Pew Nguyen
Heat delays, afternoon storms, and the specific drama of August weather in Queens — what happens and what to do
The US Open runs in August because that's when the US Tennis Association schedules it, and August in New York is not mild. The average high in Flushing in late August is 29°C; it routinely exceeds 35°C during the first week. Humidity compounds this. The USTA has an extreme heat policy — when the wet-bulb globe temperature on the outer courts exceeds the threshold, outdoor play is suspended for at least an hour.
The heat policy
The heat policy applies to outer courts only. Arthur Ashe and Louis Armstrong both have retractable roofs and climate control — they continue regardless. If you're in the main stadiums, a heat suspension affects the match only if it was already scheduled for an outer court. If you're on the outer courts when the policy is invoked, you have an hour or more to move to a shaded area, get food, or head inside.
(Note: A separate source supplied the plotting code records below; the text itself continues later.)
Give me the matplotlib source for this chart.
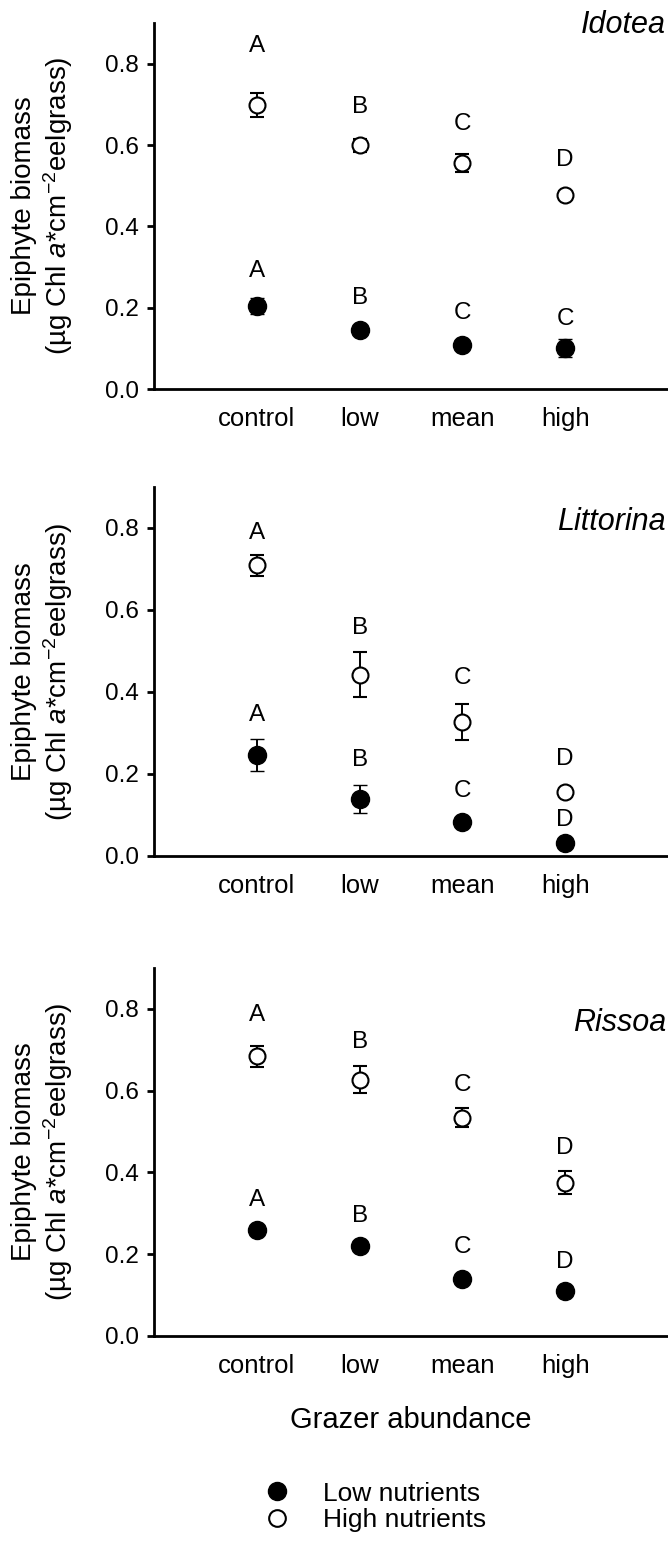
import matplotlib
matplotlib.use("Agg")
import matplotlib.pyplot as plt
from matplotlib.lines import Line2D

plt.rcParams['font.family'] = ['Liberation Sans', 'DejaVu Sans']
plt.rcParams['mathtext.fontset'] = 'custom'
plt.rcParams['mathtext.rm'] = 'Liberation Sans'
plt.rcParams['mathtext.it'] = 'Liberation Sans:italic'

categories = ["control", "low", "mean", "high"]
species = ["Idotea", "Littorina", "Rissoa"]

# High nutrients (open circles): means and SE
high_mean = [
    [0.698, 0.599, 0.555, 0.478],
    [0.709, 0.442, 0.326, 0.155],
    [0.684, 0.627, 0.534, 0.375],
]
high_err = [
    [0.029, 0.015, 0.022, 0.008],
    [0.025, 0.055, 0.044, 0.008],
    [0.025, 0.033, 0.024, 0.028],
]
# Low nutrients (filled circles)
low_mean = [
    [0.204, 0.146, 0.108, 0.100],
    [0.247, 0.139, 0.083, 0.032],
    [0.259, 0.219, 0.140, 0.109],
]
low_err = [
    [0.020, 0.008, 0.010, 0.022],
    [0.039, 0.033, 0.008, 0.008],
    [0.008, 0.008, 0.008, 0.008],
]
# significance letters and their heights
high_letters = [["A", "B", "C", "D"], ["A", "B", "C", "D"], ["A", "B", "C", "D"]]
high_letter_y = [
    [0.844, 0.693, 0.652, 0.562],
    [0.787, 0.555, 0.433, 0.236],
    [0.785, 0.718, 0.614, 0.459],
]
low_letters = [["A", "B", "C", "C"], ["A", "B", "C", "D"], ["A", "B", "C", "D"]]
low_letter_y = [
    [0.290, 0.224, 0.186, 0.173],
    [0.343, 0.233, 0.159, 0.089],
    [0.332, 0.294, 0.218, 0.181],
]
species_y = [0.895, 0.814, 0.765]
yticks = [0.0, 0.2, 0.4, 0.6, 0.8]

W, H = 668, 1543
fig = plt.figure(figsize=(W / 100, H / 100), dpi=100)

# axes pixel boxes: (top, bottom)
boxes = [(23, 389), (487, 856), (968, 1336)]
x_left, x_right = 154, 668
xpos = [1, 2, 3, 4]

ylabel = "Epiphyte biomass\n(µg Chl $\\it{a}$*cm$^{-2}$eelgrass)"

for i, (top, bot) in enumerate(boxes):
    ax = fig.add_axes([x_left / W, 1 - bot / H, (x_right - x_left) / W, (bot - top) / H])
    ax.errorbar(xpos, high_mean[i], yerr=high_err[i], fmt='o', ms=11.5,
                mfc='white', mec='black', mew=1.5, ecolor='black',
                elinewidth=1.4, capsize=4.7, capthick=1.4, zorder=3)
    ax.errorbar(xpos, low_mean[i], yerr=low_err[i], fmt='o', ms=13,
                mfc='black', mec='black', mew=1, ecolor='black',
                elinewidth=1.4, capsize=4.7, capthick=1.4, zorder=3)
    for x, l, y in zip(xpos, high_letters[i], high_letter_y[i]):
        ax.text(x, y, l, ha='center', va='center', fontsize=17.5)
    for x, l, y in zip(xpos, low_letters[i], low_letter_y[i]):
        ax.text(x, y, l, ha='center', va='center', fontsize=17.5)
    ax.text(4.98, species_y[i], species[i], ha='right', va='center',
            fontsize=22, style='italic')
    ax.set_xlim(0, 5)
    ax.set_ylim(0, 0.9)
    ax.set_yticks(yticks)
    ax.set_yticklabels([f"{v:.1f}" for v in yticks])
    ax.set_xticks(xpos)
    ax.set_xticklabels(categories)
    for s in ['top', 'right']:
        ax.spines[s].set_visible(False)
    for s in ['left', 'bottom']:
        ax.spines[s].set_linewidth(2.0)
    ax.tick_params(axis='y', length=5, width=2.0, pad=6, labelsize=17.5)
    ax.tick_params(axis='x', length=0, pad=13, labelsize=18.5)
    fig.text(43 / W, 1 - ((top + bot) / 2) / H, ylabel, rotation=90,
             ha='center', va='center', fontsize=20, multialignment='center',
             linespacing=1.2)

fig.text(411 / W, 1 - 1420 / H, "Grazer abundance", ha='center', va='center', fontsize=21)

handles = [
    Line2D([], [], ls='none', marker='o', ms=13, mfc='black', mec='black'),
    Line2D([], [], ls='none', marker='o', ms=12, mfc='white', mec='black', mew=1.5),
]
fig.legend(handles, ["Low nutrients", "High nutrients"], loc='center left',
           bbox_to_anchor=(264 / W, 1 - 1507 / H), frameon=False, fontsize=19,
           handlelength=1.0, handletextpad=1.24, borderpad=0, borderaxespad=0,
           labelspacing=0.1, numpoints=1)

fig.savefig("out.png", dpi=100)
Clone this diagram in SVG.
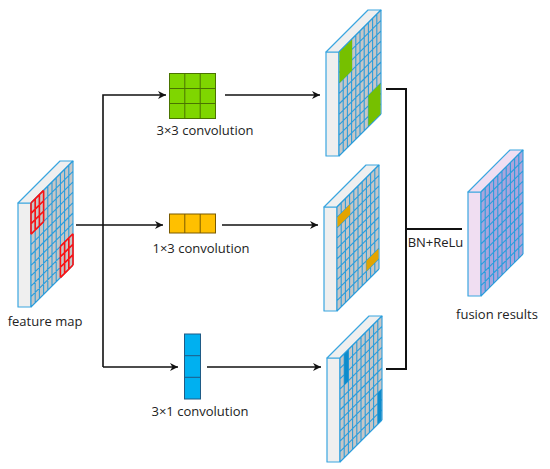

The announcement is made over the public address system. It does not mean the session is cancelled — it means a temporary pause. Most heat suspensions in recent years have lasted 60–90 minutes.
The afternoon storms
More dramatic and less predictable than the heat: the August thunderstorms that roll in from the west across the East River. These arrive fast, sometimes with very little warning, and when they come they are serious — lightning, heavy rain, and zero visibility for 20–40 minutes, then clearing just as suddenly. The USTA's weather monitoring is advanced, and play is suspended before conditions become dangerous.
When an outdoor match is paused for rain and the roof courts are available, the USTA typically moves priority matches to Arthur Ashe or Louis Armstrong. If you're watching an outer court match that gets rained out, check the Ashe or Armstrong session schedule — your match may have moved rather than been cancelled.
What to do during a delay
The concourse stays open. The food vendors continue serving. Covered areas under the stadium structures can hold the crowd comfortably. The US Open app (free to download) shows real-time match status and revised schedules as they're announced. The delay is often when the better conversations happen — there's a specific social quality to a group of people waiting out a storm under the Arthur Ashe concourse, watching the lightning over Queens.
Why it's special
Wimbledon's version of this is the rain delay — a British cultural ritual with its own rules (take cover, wait, watch the Henman Hill crowd scatter under the same umbrellas they brought knowing this would happen). The US Open version is hotter, louder, and more New York about it. Thunderstorms in August in Queens arrive without much apology and leave the same way.
The experience of being at the US Open when the weather turns is specific. The crowd doesn't disband — it reorganises. The concourse fills up, the umbrellas come out, people buy drinks and wait. There's a reason the US Open crowd has a reputation: it's New York, and New Yorkers don't leave because of the weather.
Download the US Open app before you arrive. It shows real-time court status and revised match assignments — if your match has moved from an outer court to Arthur Ashe or Armstrong due to weather, the app tells you before the PA does.
When the heat policy is invoked, check whether your match has moved to a roofed stadium rather than assuming it's postponed. The USTA often relocates priority matches rather than delaying them.
The concourse stays open during all weather delays and the food vendors continue serving. A rain delay is one of the better times to eat — the queues are shorter and you're already sheltered.
Afternoon thunderstorms in August typically arrive from the west between 2pm and 6pm. If the sky to the west is dark at lunchtime, check the forecast before heading to an exposed outer court for the afternoon session.
The heat suspension affects outer courts only. Arthur Ashe and Louis Armstrong are air-conditioned with retractable roofs and are unaffected — if you're in the main stadiums, a heat policy announcement is not your problem.
Don't leave the grounds when weather turns — delays resolve faster than they seem, and the atmosphere on the concourse during a storm (people comparing notes, eating, watching the lightning over Queens) is one of the accidental social pleasures of the event. Don't assume a heat suspension cancels the day; it pauses outdoor play for a defined period, typically 60–90 minutes, and the main stadiums continue regardless. Don't get stranded without the US Open app — the PA system covers the grounds but revised schedules and court moves are posted on the app faster than any other channel.